When the Stormers left for their trip to Argentina to play the Jaguares, they were worried about the hostile reception they would get from the hosts’ crowd.
With fans close to the fields in Argentina, you can understand their thinking.
Argentinians are passionate people who wear their hearts on their sleeves.
But on Saturday, it wasn’t the fans in the stands that intimidated the Stormers players.
Instead it was Agustin Creevy and the rest of the Jaguares players who did the job.
As soon as the first whistle had been blown, the Jaguares were in the faces of the Stormers.
TAAI: Jaguares yster, Agustin Creevy, led his team. Photo: Ross Setford/Reuters.
Coach Robbie Fleck said prior to the game that their opponents are a different beast when they defend their home turf.
So they might have expected the Argies to come at them hard, but the brutality with which their hosts tackled and tried to dominate their visitors surprised even the most hardcore rugby fans.
There is a difference between intensity and physicality of the professional game and that of amateur rugby.
In the pro game, players have respect for the rules and are bound by contract to act, well, professionally.
So while their bodies are better conditioned when compared to those of the average amateur player and they play at a higher intensity, they don’t play the game vuil- there are too many cameras around.
Now the Jaguares have found a way to be “ vuil”, even with the cameras around and it would have been a bit of a skrikmaker to some of the youngsters in the Stormers team.
That brings me to the mothers of sons playing this game.
With Stormers players scattered all over the ground in the first half because of injuries, you can only imagine the moms of the players wanting to take their kids off the field.
I’ve seen this happening before.
BATTLE STATIONS: Jaguares and Stormers bots. Photo: Juan Ignacio Roncoroni/EPA.
I know a few rugby moms who really can’t stomach watching their little boy slamming into tackles and putting their bodies on the line for a game that involves an oval ball.
Springbok coach Rassie Erasmus would have been one of those “mommies” with his heart in his throat when Damian Willemse cried out in pain towards the end of the first half.
As he was screaming out, I thought: “ daar gaan hy, World Cup over.”
And I can only imagine how those close to him must have felt, thinking he just suffered serious injury.

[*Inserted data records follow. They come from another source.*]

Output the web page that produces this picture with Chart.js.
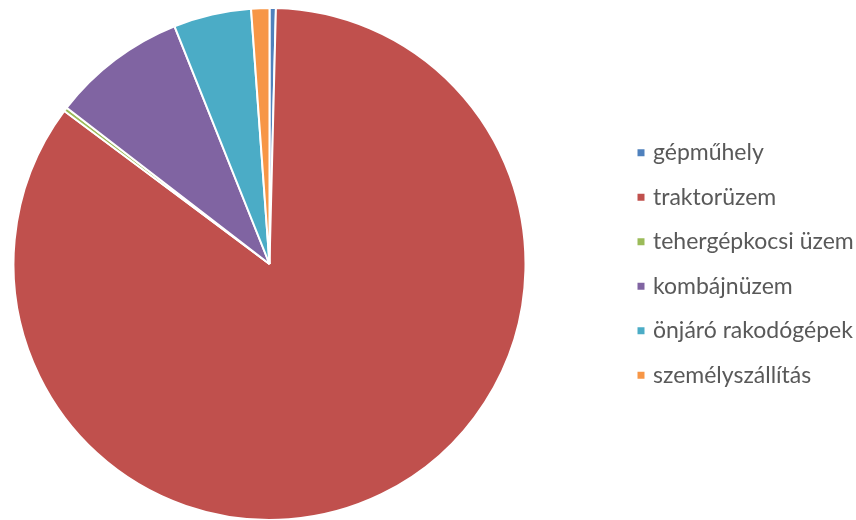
<!DOCTYPE html>
<html lang="hu">
<head>
<meta charset="utf-8">
<title>Üzemek megoszlása</title>
<script src="https://cdn.jsdelivr.net/npm/chart.js@4.4.1/dist/chart.umd.min.js"></script>
<style>
  html, body { margin: 0; padding: 0; background: #fff; overflow: hidden; }
  /* a vászon 80px-lel balra lóg ki, így a kör a bal oldalra kerül */
  #tarolo { position: relative; left: -80px; width: 936px; height: 520px; }
</style>
</head>
<body>
<div id="tarolo">
  <canvas id="grafikon"></canvas>
</div>
<script>
// Kategóriák és részesedések (%)
const kategoriak = [
  'gépműhely',
  'traktorüzem',
  'tehergépkocsi üzem',
  'kombájnüzem',
  'önjáró rakodógépek',
  'személyszállítás'
];
const reszesedes = [0.4, 84.8, 0.25, 8.5, 4.9, 1.15];
const szinek = ['#4F81BD', '#C0504D', '#9BBB59', '#8064A2', '#4BACC6', '#F79646'];

// Jelmagyarázat: a szelet fehér kerete nélkül
function jelmagyarazatElemek(chart) {
  const alap = Chart.overrides.doughnut.plugins.legend.labels.generateLabels;
  return alap(chart).map(elem => ({ ...elem, lineWidth: 0 }));
}

const ctx = document.getElementById('grafikon').getContext('2d');
new Chart(ctx, {
  type: 'pie',
  data: {
    labels: kategoriak,
    datasets: [{
      data: reszesedes,
      backgroundColor: szinek,
      borderColor: '#ffffff',
      borderWidth: 2
    }]
  },
  options: {
    responsive: true,
    maintainAspectRatio: false,
    animation: false,
    radius: 256,
    layout: {
      padding: { left: 0, right: 0, top: 8, bottom: 0 }
    },
    plugins: {
      legend: {
        position: 'right',
        maxWidth: 237,
        labels: {
          usePointStyle: true,
          pointStyle: 'rect',
          boxWidth: 1,
          boxHeight: 7,
          padding: 21.5,
          color: '#595959',
          font: { family: 'Lato', size: 23 },
          generateLabels: jelmagyarazatElemek
        }
      },
      tooltip: { enabled: false }
    }
  }
});
</script>
</body>
</html>
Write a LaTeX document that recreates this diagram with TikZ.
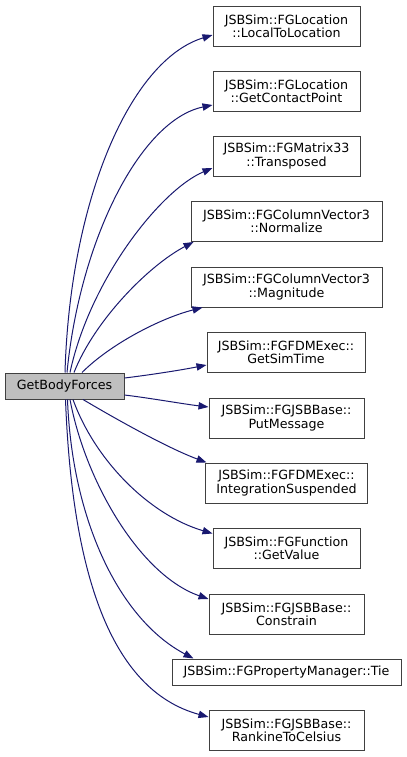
\documentclass[tikz,border=0pt]{standalone}
\usepackage{fontspec}
\setmainfont{DejaVu Sans}
\usetikzlibrary{arrows.meta}
\definecolor{edgeblue}{HTML}{191970}
\definecolor{boxgray}{HTML}{404040}
\definecolor{mainfill}{HTML}{BFBFBF}
\begin{document}
\begin{tikzpicture}[x=0.75pt,y=-0.75pt,
  fnbox/.style={draw=boxgray, line width=0.75pt, fill=white, inner sep=0pt, align=center,
    font=\fontsize{9.5}{10}\selectfont, minimum height=30pt},
  onebox/.style={fnbox, minimum height=19.5pt},
  call/.style={draw=edgeblue, line width=0.75pt, -{Triangle[length=7.5pt,width=5.5pt]}}]
\fill[white] (0,0) rectangle (407,757);
\useasboundingbox (0,0) rectangle (407,757);

\node[onebox, fill=mainfill, minimum width=89.25pt] (main) at (64.5,386) {GetBodyForces};

\node[fnbox, minimum width=110.25pt] (b1) at (286.5,26) {JSBSim::FGLocation\\::LocalToLocation};
\node[fnbox, minimum width=110.25pt] (b2) at (286.5,91) {JSBSim::FGLocation\\::GetContactPoint};
\node[fnbox, minimum width=110.25pt] (b3) at (286.5,156) {JSBSim::FGMatrix33\\::Transposed};
\node[fnbox, minimum width=143.25pt] (b4) at (286.5,221.5) {JSBSim::FGColumnVector3\\::Normalize};
\node[fnbox, minimum width=143.25pt] (b5) at (286.5,287) {JSBSim::FGColumnVector3\\::Magnitude};
\node[fnbox, minimum width=118.5pt] (b6) at (286,352.5) {JSBSim::FGFDMExec::\\GetSimTime};
\node[fnbox, minimum width=116.25pt] (b7) at (286.5,418) {JSBSim::FGJSBBase::\\PutMessage};
\node[fnbox, minimum width=121.5pt] (b8) at (286.5,483) {JSBSim::FGFDMExec::\\IntegrationSuspended};
\node[fnbox, minimum width=110.25pt] (b9) at (286.5,548.5) {JSBSim::FGFunction\\::GetValue};
\node[fnbox, minimum width=116.25pt] (b10) at (286.5,614) {JSBSim::FGJSBBase::\\Constrain};
\node[onebox, minimum width=171.75pt] (b11) at (286.5,672) {JSBSim::FGPropertyManager::Tie};
\node[fnbox, minimum width=116.25pt] (b12) at (286.5,730) {JSBSim::FGJSBBase::\\RankineToCelsius};

\draw[call] ([shift={(0.5,0)}]main.north) .. controls +(5,-173) and +(-82,25) .. ([shift={(0,9)}]b1.west);
\draw[call] ([shift={(2.5,0)}]main.north) .. controls +(13,-133) and +(-72,15) .. ([shift={(0,14)}]b2.west);
\draw[call] ([shift={(5.5,0)}]main.north) .. controls +(20,-93) and +(-52,22) .. ([shift={(0,12)}]b3.west);
\draw[call] ([shift={(9.5,0)}]main.north) .. controls +(21,-53) and +(-44,23) .. ([shift={(3,0)}]b4.south west);
\draw[call] ([shift={(17.5,0)}]main.north) .. controls +(28,-28) and +(-43,11) .. ([shift={(12,0)}]b5.south west);
\draw[call] ([shift={(0,-8)}]main.east) .. controls +(25,-3) and +(-25,5) .. ([shift={(0,12.5)}]b6.west);
\draw[call] ([shift={(0,9)}]main.east) .. controls +(25,3) and +(-25,-3) .. ([shift={(0,-11)}]b7.west);
\draw[call] ([shift={(18.5,0)}]main.south) .. controls +(32,19) and +(-40,-15) .. ([shift={(1.5,0)}]b8.north west);
\draw[call] ([shift={(8.5,0)}]main.south) .. controls +(22,61) and +(-63,-18.5) .. ([shift={(0,-15)}]b9.west);
\draw[call] ([shift={(5.5,0)}]main.south) .. controls +(15,81) and +(-69,-24) .. ([shift={(0,-15)}]b10.west);
\draw[call] ([shift={(3,0)}]main.south) .. controls +(4.5,121) and +(-74,-39) .. ([shift={(22,0)}]b11.north west);
\draw[call] ([shift={(1,0)}]main.south) .. controls +(6.5,171) and +(-99,-27) .. ([shift={(0,-13)}]b12.west);
\end{tikzpicture}
\end{document}
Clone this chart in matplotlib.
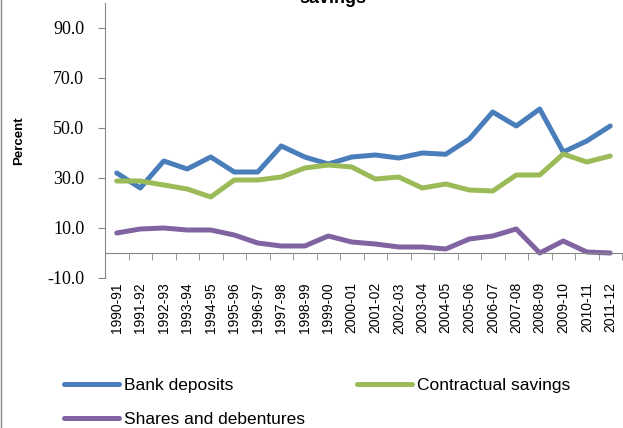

To my surprise, Willemse took the field in the second half and was even more involved in the game than before, showing no signs of the injury that left fans gutted for a moment.
It is the youngster’s 21st birthday tomorrow - his mondigwording- the day he finally “becomes a man”.
And the Jaguares gave him a good idea of the pains of the “big man’s” world.
I believe the Jaguares did Willemse and his teammates a favour by roughing them up on Saturday.
Yes, it wasn’t pretty.
But that’s rugby. Real rugby.
RUGBY MOMMY: Bok boss Erasmus. Photo: Chris Ricco/Backpagepix.
So often these players get to the professional stage of the game without facing these street-wise, in-your-face tactics that we so often see in club competitive rugby in and around the Western Cape.
I’ve always been a fan of players going through the proper channels - meaning they play a bit of club rugby as well to get used to this sort of thing.
It is not happening any more, as players get selected straight out of school and into the system.
Willemse is a good example of this, but he, and his teammates, would have learnt on Saturday that this oval ball game of ours can be brutal at times.
And they will be better for it in the long run.